There have been several shake-ups to the lineup over the years, but some things never change. “[Songwriting has] always been a pretty democratic process, where anybody in the band that has an idea brings it forward, and then if we like it, we’ll all work on it,” Nolan explained. In addition to him and Lazzara, today’s TBS includes Shaun Cooper on bass and Mark O’Connell on drums. 

After working together for such a long time, “there’s not that level of insecurity where everybody has to tiptoe around,” Nolan continued. “If someone doesn’t like something, you’d be like, hey, I don’t think that’s working… we move on.”

TBS plans to take a much-deserved break after this tour before hitting the studio in 2020 to write their next album. But first, they need to give the growing mosh pit — getting more aggressive by the minute — the songs they want to hear. 
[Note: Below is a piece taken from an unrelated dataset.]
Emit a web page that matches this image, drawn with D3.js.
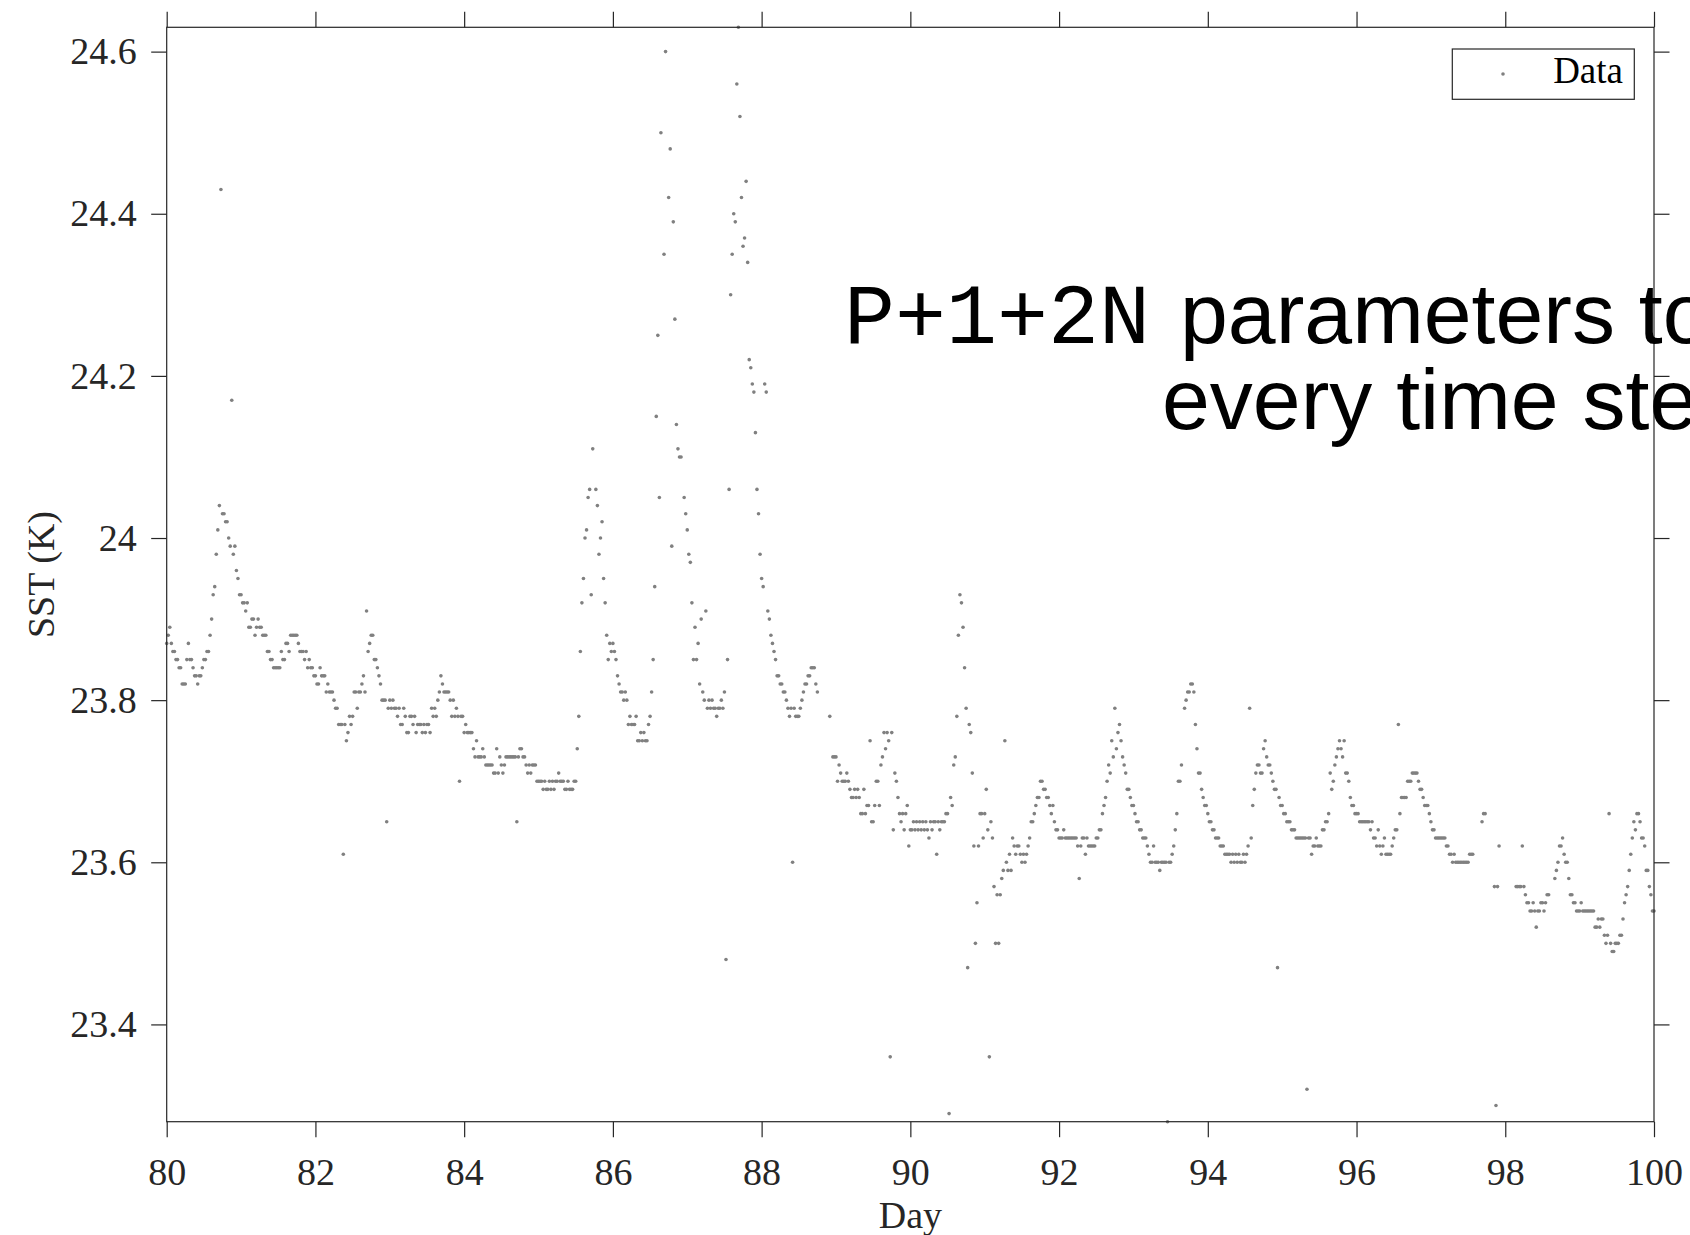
<!DOCTYPE html>
<html>
<head>
<meta charset="utf-8">
<script src="https://cdn.jsdelivr.net/npm/d3@7"></script>
<style>
  html, body { margin: 0; padding: 0; background: #fff; }
  svg { display: block; }
</style>
</head>
<body>
<svg id="chart" width="1690" height="1235"></svg>
<script>
// Sea-surface temperature, half-hourly samples (48 per day), days 80-100.
// null marks a missing sample.
const sst80 = [23.87,23.88,23.89,23.87,23.86,23.86,23.85,23.85,23.84,23.84,23.82,23.82,23.82,23.85,23.87,23.85,23.85,23.84,23.83,23.83,23.82,23.83,23.83,23.84,23.85,23.85,23.86,23.86,23.88,23.90,23.93,23.94,23.98,24.01,24.04,24.43,24.03,24.03,24.02,24.02,24.00,23.99,24.17,23.98,23.99,23.96,23.95,23.93];
const sst81 = [23.93,23.92,23.92,23.91,23.92,23.89,23.89,23.90,23.90,23.88,23.89,23.90,23.89,23.89,23.88,23.88,23.88,23.86,23.86,23.85,23.85,23.84,23.84,23.84,23.84,23.84,23.86,23.85,23.85,23.87,23.87,23.86,23.88,23.88,23.88,23.88,23.88,23.87,23.86,23.86,23.86,23.85,23.86,23.84,23.85,23.84,23.84,23.83];
const sst82 = [23.83,23.82,23.82,23.84,23.83,23.83,23.83,23.81,23.82,23.81,23.81,23.81,23.80,23.79,23.79,23.77,23.77,23.77,23.61,23.77,23.75,23.76,23.78,23.77,23.78,23.81,23.81,23.79,23.81,23.81,23.82,23.83,23.81,23.91,23.86,23.87,23.88,23.88,23.85,23.85,23.84,23.83,23.82,23.80,23.80,23.80,23.65,23.79];
const sst83 = [23.80,23.79,23.80,23.79,23.79,23.78,23.79,23.77,23.77,23.79,23.78,23.76,23.76,23.78,23.78,23.77,23.78,23.76,23.77,23.77,23.77,23.76,23.77,23.76,23.77,23.77,23.76,23.79,23.78,23.79,23.78,23.80,23.81,23.83,23.82,23.81,23.81,23.81,23.81,23.80,23.78,23.80,23.78,23.79,23.78,23.70,23.78,23.78];
const sst84 = [23.76,23.77,23.76,23.76,23.76,23.76,23.74,23.73,23.75,23.73,23.73,23.73,23.74,23.73,23.72,23.72,23.72,23.72,23.72,23.71,23.71,23.74,23.71,23.73,23.72,23.71,23.72,23.73,23.73,23.73,23.73,23.73,23.73,23.73,23.65,23.73,23.74,23.74,23.73,23.73,23.72,23.71,23.72,23.71,23.72,23.72,23.72,23.70];
const sst85 = [23.70,23.70,23.70,23.69,23.70,23.69,23.69,23.70,23.69,23.70,23.69,23.70,23.70,23.71,23.70,23.70,23.70,23.69,23.69,23.70,23.69,23.69,23.69,23.70,23.70,23.74,23.78,23.86,23.92,23.95,24.00,24.01,24.05,24.06,23.93,24.11,null,24.06,24.04,23.98,24.00,24.02,23.95,23.92,23.88,23.85,23.87,23.86];
const sst86 = [23.87,23.86,23.85,23.83,23.82,23.81,23.81,23.80,23.81,23.80,23.77,23.78,23.77,23.77,23.77,23.78,23.75,23.75,23.76,23.75,23.76,23.75,23.75,23.77,23.78,23.81,23.85,23.94,24.15,24.25,24.05,24.50,null,24.35,24.60,null,24.42,24.48,23.99,24.39,24.27,24.14,24.11,24.10,24.10,null,24.05,24.03];
const sst87 = [24.01,23.98,23.97,23.92,23.85,23.89,23.85,23.87,23.82,23.90,23.81,23.80,23.91,23.79,23.80,23.79,23.80,23.79,23.79,23.78,23.79,23.79,23.80,23.79,23.81,23.48,23.85,24.06,24.30,24.35,24.40,24.39,24.56,24.63,24.52,24.42,24.36,24.37,24.44,24.34,24.22,24.21,24.19,24.18,24.13,24.06,24.03,23.98];
const sst88 = [23.95,23.94,24.19,24.18,23.91,23.90,23.88,23.87,23.86,23.85,23.83,23.83,23.82,23.82,23.81,23.81,23.80,23.79,23.78,23.79,23.60,23.79,23.78,23.78,23.78,23.79,23.80,23.81,23.82,23.82,23.83,23.83,23.84,23.84,23.84,23.82,23.81,null,null,null,null,null,null,null,23.78,null,23.73,23.73];
const sst89 = [23.73,23.70,23.72,23.71,23.70,23.70,23.70,23.71,23.70,23.69,23.68,23.68,23.69,23.68,23.69,23.68,23.66,23.66,23.69,23.66,23.67,23.67,23.75,23.65,23.65,23.67,23.70,23.70,23.67,23.72,23.73,23.76,23.74,23.76,23.75,23.36,23.76,23.64,23.71,23.70,23.68,23.66,23.65,23.66,23.64,23.66,23.67,23.62];
const sst90 = [23.64,23.64,23.65,23.64,23.65,23.64,23.65,23.64,23.65,23.64,23.65,23.64,23.63,23.65,23.64,23.65,23.65,23.61,23.65,23.64,23.65,23.65,23.65,23.66,23.66,23.29,23.68,23.67,23.72,23.73,23.78,23.88,23.93,23.92,23.89,23.84,23.79,23.47,23.77,23.76,23.71,23.62,23.50,23.55,23.62,23.66,23.66,23.63];
const sst91 = [23.66,23.69,23.64,23.36,23.65,23.63,23.57,23.50,23.56,23.50,23.56,23.58,23.59,23.75,23.60,23.59,23.61,23.59,23.63,23.62,23.61,23.62,23.62,23.61,23.60,23.61,23.60,23.61,23.62,23.63,23.65,23.65,23.66,23.67,23.68,23.68,23.70,23.70,23.69,23.69,23.68,23.68,23.67,23.66,23.67,23.65,23.64,23.64];
const sst92 = [23.63,23.63,23.63,23.64,23.63,23.63,23.63,23.63,23.63,23.63,23.63,23.63,23.62,23.58,23.62,23.63,23.63,23.61,23.63,23.62,23.62,23.62,23.62,23.62,23.63,23.63,23.64,23.64,23.66,23.67,23.68,23.70,23.72,23.71,23.75,23.73,23.79,23.74,23.76,23.77,23.75,23.73,23.72,23.71,23.69,23.69,23.68,23.67];
const sst93 = [23.67,23.66,23.65,23.65,23.64,23.64,23.63,23.63,23.63,23.62,23.61,23.60,23.60,23.62,23.60,23.60,23.60,23.59,23.60,23.60,23.60,23.60,23.28,23.60,23.60,23.61,23.62,23.64,23.66,23.70,23.70,23.72,null,23.79,23.80,23.81,23.81,23.82,23.82,23.81,23.77,23.74,23.71,23.71,23.69,23.68,23.67,23.67];
const sst94 = [23.66,23.65,23.65,23.64,23.64,23.63,23.63,23.63,23.62,23.62,23.62,23.61,23.61,23.61,23.61,23.60,23.61,23.60,23.61,23.60,23.61,23.60,23.60,23.61,23.60,23.61,23.62,23.79,23.63,23.67,23.69,23.71,23.72,23.72,23.71,23.71,23.74,23.75,23.73,23.72,23.72,23.71,23.70,23.69,23.69,23.47,23.68,23.67];
const sst95 = [23.67,23.66,23.66,23.65,23.65,23.65,23.64,23.64,23.64,23.63,23.63,23.63,23.63,23.63,23.63,23.63,23.32,23.63,23.63,23.61,23.62,23.62,23.63,23.62,23.62,23.62,23.64,23.64,23.65,23.65,23.66,23.71,23.69,23.70,23.72,23.73,23.74,23.75,23.74,23.73,23.75,23.71,23.71,23.70,23.68,23.67,23.67,23.66];
const sst96 = [23.66,23.66,23.65,23.65,23.65,23.65,23.65,23.65,23.65,23.64,23.65,23.63,23.63,23.62,23.64,23.62,23.61,23.62,23.63,23.61,23.61,23.61,23.61,23.62,23.63,23.64,23.64,23.77,23.66,23.68,23.68,23.68,23.68,23.70,23.70,23.70,23.71,23.71,23.71,23.71,23.70,23.69,23.69,23.68,23.67,23.67,23.67,23.66];
const sst97 = [23.65,23.64,23.64,23.63,23.63,23.63,23.63,23.63,23.63,23.63,23.62,23.62,23.61,23.61,23.60,23.61,23.60,23.60,23.60,23.60,23.60,23.60,23.60,23.60,23.60,23.61,23.61,23.61,null,null,null,null,null,23.65,23.66,23.66,null,null,null,null,null,23.57,23.30,23.57,23.62,null,null,null];
const sst98 = [null,null,null,null,null,null,null,23.57,23.57,23.57,23.57,23.62,23.57,23.56,23.55,23.55,23.54,23.54,23.55,23.54,23.52,23.54,23.54,23.55,23.55,23.54,23.55,23.56,23.56,null,null,null,23.58,23.59,23.60,23.62,23.62,23.63,23.61,23.60,23.60,23.58,23.56,23.56,23.55,23.55,23.54,23.54];
const sst99 = [23.54,23.55,23.54,23.54,23.54,23.54,23.54,23.54,23.54,23.54,23.52,23.52,23.53,23.52,23.53,23.53,23.51,23.50,23.51,23.66,23.50,23.49,23.49,23.50,23.50,23.50,23.51,23.51,23.53,23.55,23.56,23.57,23.59,23.61,23.63,23.65,23.64,23.66,23.66,23.65,23.63,23.63,23.62,23.59,23.59,23.57,23.56,23.54];
const sst100 = [23.54];

const firstDay = 80;
const samplesPerDay = 48;
const xTicks = [80, 82, 84, 86, 88, 90, 92, 94, 96, 98, 100];
const yTicks = [23.4, 23.6, 23.8, 24.0, 24.2, 24.4, 24.6];
const xLabel = "Day";
const yLabel = "SST (K)";
const legendLabel = "Data";

const sstSeries = [sst80, sst81, sst82, sst83, sst84, sst85, sst86, sst87, sst88, sst89,
                   sst90, sst91, sst92, sst93, sst94, sst95, sst96, sst97, sst98, sst99, sst100].flat();

const points = sstSeries
  .map((v, i) => ({ day: firstDay + i / samplesPerDay, sst: v }))
  .filter(d => d.sst !== null);

const svg = d3.select("#chart");
const W = 1690, H = 1235;
const plot = { left: 166.7, right: 1654, top: 27.3, bottom: 1121.7 };
const ink = "#262626";
const serif = "'Liberation Serif', 'Times New Roman', serif";
const tickLen = 15.5;

svg.append("rect").attr("width", W).attr("height", H).attr("fill", "#fff");

const x = d3.scaleLinear().domain([80, 100]).range([plot.left, plot.right]);
const y = d3.scaleLinear().domain(d3.extent(points, d => d.sst)).range([plot.bottom, plot.top]);

// points
svg.append("g")
  .selectAll("circle")
  .data(points)
  .join("circle")
  .attr("cx", d => x(d.day))
  .attr("cy", d => y(d.sst))
  .attr("r", 1.8)
  .attr("fill", "#808080");

function styleAxis(g) {
  g.select(".domain").remove();
  g.selectAll(".tick line").attr("stroke", ink).attr("stroke-width", 1.2);
  g.selectAll(".tick text")
    .attr("fill", ink)
    .style("font-family", serif)
    .style("font-size", "38px");
}

const yFmt = d3.format(".1~f");

svg.append("g")
  .attr("transform", `translate(0,${plot.bottom})`)
  .call(d3.axisBottom(x).tickValues(xTicks).tickFormat(d3.format("d"))
    .tickSize(tickLen).tickSizeOuter(0).tickPadding(21))
  .call(styleAxis);

svg.append("g")
  .attr("transform", `translate(0,${plot.top})`)
  .call(d3.axisTop(x).tickValues(xTicks).tickFormat("")
    .tickSize(tickLen).tickSizeOuter(0))
  .call(styleAxis);

svg.append("g")
  .attr("transform", `translate(${plot.left},0)`)
  .call(d3.axisLeft(y).tickValues(yTicks).tickFormat(yFmt)
    .tickSize(tickLen).tickSizeOuter(0).tickPadding(14.5))
  .call(styleAxis);

svg.append("g")
  .attr("transform", `translate(${plot.right},0)`)
  .call(d3.axisRight(y).tickValues(yTicks).tickFormat("")
    .tickSize(tickLen).tickSizeOuter(0))
  .call(styleAxis);

// box
svg.append("rect")
  .attr("x", plot.left).attr("y", plot.top)
  .attr("width", plot.right - plot.left).attr("height", plot.bottom - plot.top)
  .attr("fill", "none").attr("stroke", ink).attr("stroke-width", 1.2);

// axis titles
svg.append("text")
  .attr("x", (plot.left + plot.right) / 2).attr("y", 1228)
  .attr("text-anchor", "middle")
  .attr("fill", ink)
  .style("font-family", serif).style("font-size", "38px")
  .text(xLabel);

svg.append("text")
  .attr("transform", `translate(54,${(plot.top + plot.bottom) / 2}) rotate(-90)`)
  .attr("text-anchor", "middle")
  .attr("fill", ink)
  .style("font-family", serif).style("font-size", "38px")
  .text(yLabel);

// legend
const legend = svg.append("g");
legend.append("rect")
  .attr("x", 1452.3).attr("y", 49).attr("width", 182).attr("height", 50.3)
  .attr("fill", "#fff").attr("stroke", ink).attr("stroke-width", 1.2);
legend.append("circle").attr("cx", 1503).attr("cy", 74).attr("r", 1.8).attr("fill", "#808080");
legend.append("text")
  .attr("x", 1623).attr("y", 83).attr("text-anchor", "end")
  .attr("fill", "#000")
  .style("font-family", serif).style("font-size", "37px")
  .text(legendLabel);

// annotation
svg.append("text")
  .attr("x", 844).attr("y", 343)
  .attr("fill", "#000")
  .style("font-family", "'Liberation Mono', 'Courier New', monospace")
  .style("font-size", "85px")
  .text("P+1+2N");
svg.append("text")
  .attr("x", 1180).attr("y", 343)
  .attr("fill", "#000")
  .style("font-family", "'Liberation Sans', Arial, sans-serif")
  .style("font-size", "86px")
  .text("parameters to");
svg.append("text")
  .attr("x", 1162).attr("y", 429)
  .attr("fill", "#000")
  .style("font-family", "'Liberation Sans', Arial, sans-serif")
  .style("font-size", "86px")
  .text("every time step");
</script>
</body>
</html>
Nolan is still proud of Cute Without the ‘E’ (Cut from the Team), the band’s 2002 hit that was once the background song autoplaying on countless Myspace profiles. 

“I think we hit on something,” he said, “and I don’t even know exactly what it is, but we touched a nerve, I think, with that song. You can still see it and feel it with people when we play it now.”

Other fan favorites include MakeDamnSure, which made Billboard’s Hot 100 chart in 2006, and You’re So Last Summer. Many TBS lyrics — “The truth / Is you could slit my throat / And with my one last gasping breath / I’d apologize for bleeding on your shirt” sticks out in particular — became instantly iconic for fans of the mid-2000s emo scene, even though the band has never owned that term and identifies more with rock ‘n’ roll vibes.

“I think it’s important for people to be able to reconnect with who they were at another time in their life,” Nolan said about the power of nostalgia, which goes beyond music and has gripped the entertainment industry with TV and movie reboots galore. It’s comforting to revisit the past and, more importantly, find new meanings in content you grew up enjoying. For Nolan, the magic of Taking Back Sunday comes from years of playing alongside Lazzara, Cooper, and O’Connell.

“We’ve experienced a lot of things together, and they’re things that not a lot of people can understand,” Nolan said. “You can explain what it’s like to start out from nothing as a band and then become successful, but people don’t really get it.”

Their camaraderie is obvious onstage, especially when the closing notes of A Decade Under the Influence sound off and the band puts their arms around each other to take a final bow. The mosh pit full of strangers followed suit, huddling up for what almost could have been a hug. We were all there to celebrate the same music.